Being aggrieved, the department has filed appeal before us. Both the parties made their respective submissions before us. The ld.DR submitted that this issue was covered against the assessee because of subsequent amendment made under the law by way of inserting sub section (2A) to section 92C by Finance Act, 2012 with retrospective effect from 01-04-2002 and also relied upon the judgment of Hon’ble Special Bench in the case of IHG IT Services (India) Pvt Ltd vs ITO ITA No.5890/Del/2010 for Assessment Year 2006-07 order dated 30-04-2013.
It is noted that the law has been amended on this issue by way of insertion of sub-section (2A) to section 92C w.e.f. 01-04-2002 providing as under:-
Where the first proviso to sub-section (2) as it stood before its amendment by the Finance (No.2) Act, 2009 (33 of 2009), is applicable in respect of an international transaction for an assessment year and the variation between the arithmetical mean referred to in the said proviso and the price at which such transaction has actually been undertaken exceeds five per cent of the arithmetical mean, then, the assessee shall not be entitled to exercise the option as referred to in the said proviso.

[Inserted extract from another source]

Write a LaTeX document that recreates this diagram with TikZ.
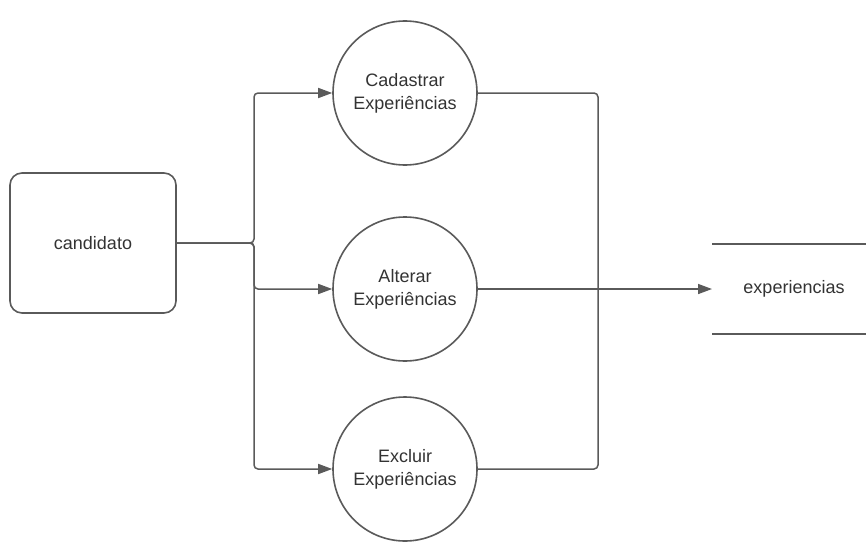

It is thus clear from the perusal of above that the legal position is very clear that in case difference between the ALP and the actual value of the transaction exceeds 5%, then the assessee is not entitled to exercise the option as was available to it in the pre-amended provision existing at the time of filing of return by the assessee. Moreover, Hon’ble Special Bench in the case of IHG IT Services (India) Pvt Ltd (supra) has also decided this issue against the assessee holding as under:
Coming back to the provisions of the Income-tax Act, we are of the opinion that after the retrospective amendment to the second proviso to Section 92C(2) by the Finance Act, 2012, there remains no ambiguity that the 4 5 benefit of tolerance margin is available only when the variation between the arm's length price as determined under Section 92C(1) and the price at which the international transaction has actually been undertaken does not exceed the tolerance margin. Once it exceeds the tolerance margin, no benefit under the proviso would be available to the assessee and the ALP as determined under Section 92C(1) shall be considered. The question referred to the Special Bench is answered accordingly, i.e., in favour of the Revenue and against the assessee.
Thus, in view of the above we find that adjustment made by the Assessing Officer / TPO was correct as per law and facts and, therefore, action of ld.CIT(A) in deleting the addition was contrary to law. Therefore, the addition made by the TPO / Assessing Officer is upheld. The ground raised by the revenue is allowed.
As a result, appeal of the revenue is allowed. Order pronounced in the open court on the date of hearing.